TEAM – MANUSCRIPTA BIBLICA MEDITERRANEA (MBM)
Bible Manuscripts at the Crossroads of Mediterranean Societies
Summary of the research project
Between the third and sixteenth centuries, the text of the Bible has been transmitted around the Mediterranean bassin in manuscripts mainly copied in five languages and graphic systems (Latin, Greek, Arabic, Hebrew, Syriac) which were also the liturgical languages of the three monotheistic faiths—Christianity, Islam, Judaism. These manuscripts constitute, as a whole and each in their own way, fundamental cultural and religious artefacts that shaped the way the text of Bible was read, used and understood in European and Mediterranean societies. However, Bible manuscripts have never been studied in a comparative, cross-disciplinary approach. Indeed, manuscript studies in every of the mentioned languages have developed independently, each deploying different terminologies, sets of issues and conceptual frameworks within their own language-shaped disciplines and religious contexts.
Our group understands the study of Bible manuscripts as an epistemological concept that needs to be explored in an inclusive, comparative, and interdisciplinary way, starting from the comparative description of the artefacts and the analysis of the practices at the origin of their production, and including the study of their materiality, the choice of texts, the meaning of their order and placement in the manuscript, and their relationship to the paratexts. A more nuanced knowledge of the contexts of production and use, too neglected until today as a transcultural phenomenon, is also necessary. In the end, it is about going beyond and reducing the semantic and lexical differences which prevent specialists in Latin, Greek, Arabic, Hebrew and Syriac Bibles from working together, and it is also about answering the fundalental research question “what was the Bible like from late anitquity to early modernity and how did it shape cultural and religious ideas and beliefs in Mediterranean societies?”

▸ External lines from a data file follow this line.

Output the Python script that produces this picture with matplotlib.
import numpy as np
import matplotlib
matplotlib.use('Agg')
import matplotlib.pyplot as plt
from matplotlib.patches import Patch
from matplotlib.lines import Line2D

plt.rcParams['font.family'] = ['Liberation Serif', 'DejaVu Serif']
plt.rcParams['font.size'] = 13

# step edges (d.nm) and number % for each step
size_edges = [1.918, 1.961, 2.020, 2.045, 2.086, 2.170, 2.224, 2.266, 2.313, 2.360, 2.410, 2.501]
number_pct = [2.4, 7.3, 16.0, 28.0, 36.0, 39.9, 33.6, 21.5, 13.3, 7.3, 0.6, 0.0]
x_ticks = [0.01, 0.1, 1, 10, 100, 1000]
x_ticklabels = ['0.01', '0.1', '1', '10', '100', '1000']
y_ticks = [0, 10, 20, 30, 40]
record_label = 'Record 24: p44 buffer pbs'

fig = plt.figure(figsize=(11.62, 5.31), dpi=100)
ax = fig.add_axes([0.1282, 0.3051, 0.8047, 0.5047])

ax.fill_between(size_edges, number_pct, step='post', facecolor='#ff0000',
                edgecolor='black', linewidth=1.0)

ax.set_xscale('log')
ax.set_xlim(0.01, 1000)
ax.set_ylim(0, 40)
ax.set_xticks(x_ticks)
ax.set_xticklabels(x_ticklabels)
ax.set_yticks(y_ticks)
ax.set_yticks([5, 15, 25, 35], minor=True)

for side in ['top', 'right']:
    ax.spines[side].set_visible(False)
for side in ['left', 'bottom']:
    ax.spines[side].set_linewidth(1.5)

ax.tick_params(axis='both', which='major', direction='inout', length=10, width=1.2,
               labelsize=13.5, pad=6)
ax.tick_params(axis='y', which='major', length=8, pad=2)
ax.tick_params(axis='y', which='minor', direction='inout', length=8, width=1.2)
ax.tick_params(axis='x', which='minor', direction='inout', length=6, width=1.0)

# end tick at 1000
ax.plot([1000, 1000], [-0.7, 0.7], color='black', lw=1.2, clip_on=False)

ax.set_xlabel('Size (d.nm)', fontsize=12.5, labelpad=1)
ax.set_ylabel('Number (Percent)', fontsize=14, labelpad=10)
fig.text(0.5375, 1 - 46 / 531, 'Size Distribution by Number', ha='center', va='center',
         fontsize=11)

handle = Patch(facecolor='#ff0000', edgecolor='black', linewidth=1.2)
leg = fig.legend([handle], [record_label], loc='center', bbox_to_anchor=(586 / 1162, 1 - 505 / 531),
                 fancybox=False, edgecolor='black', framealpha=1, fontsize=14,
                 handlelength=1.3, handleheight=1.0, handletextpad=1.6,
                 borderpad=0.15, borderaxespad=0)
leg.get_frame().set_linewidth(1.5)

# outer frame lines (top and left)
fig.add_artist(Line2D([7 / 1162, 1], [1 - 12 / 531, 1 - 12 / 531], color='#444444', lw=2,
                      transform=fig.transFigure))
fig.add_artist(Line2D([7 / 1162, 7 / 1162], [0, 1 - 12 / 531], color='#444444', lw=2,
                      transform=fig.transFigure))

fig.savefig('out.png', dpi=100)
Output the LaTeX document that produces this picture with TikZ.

This project is part of a new dynamic of study shared by other colleagues specializing in Bible manuscripts. These new ways of approaching the Bible participate in contemporary societal questions on interculturality, the fixation and transmission of religious and cultural standards, and religious methods and practices. We think that these questions are particularly relevant for Mediterranean societies, and need being addressed from an interdisciplinar conceptual and methodological framework crossing codicology, philology, history, sociology, and including social and religious anthropology.
During our stay at IméRA we aim at finding a common terminology, a well established set of common issues, and a clear conceptual framework in the study of Bible manuscripts. The group’s working meetings will be the main activity during the stay: meetings from Monday 22 June to Thursday 25 in the morning and in the afternoon, and Friday 26 June in the morning. Our meetings will be organised according to the following tentative thematic schedule:
The form of the Bible: complete Bibles (Pandects), modular Bibles, Bibles with commentary, Bible manuscripts and liturgy, selection of books, other forms.
Shaping the form: page and text layouts in relation to the form of the Bible, organisation and ordering of texts. The selection of texts: primary and secondary texts, paratexts, centre and margins.
The functions of the artefact: intended function at the moment of production, transformation of functions and its impact on the form, personal and collective use. Text and post-production paratexts. Re-shaping and re-signification.
History, preservation, and study: footprints of circulation and use, and collection; cataloguing, digitization, databases and other tools.
Wrap-up session and strategy for the future.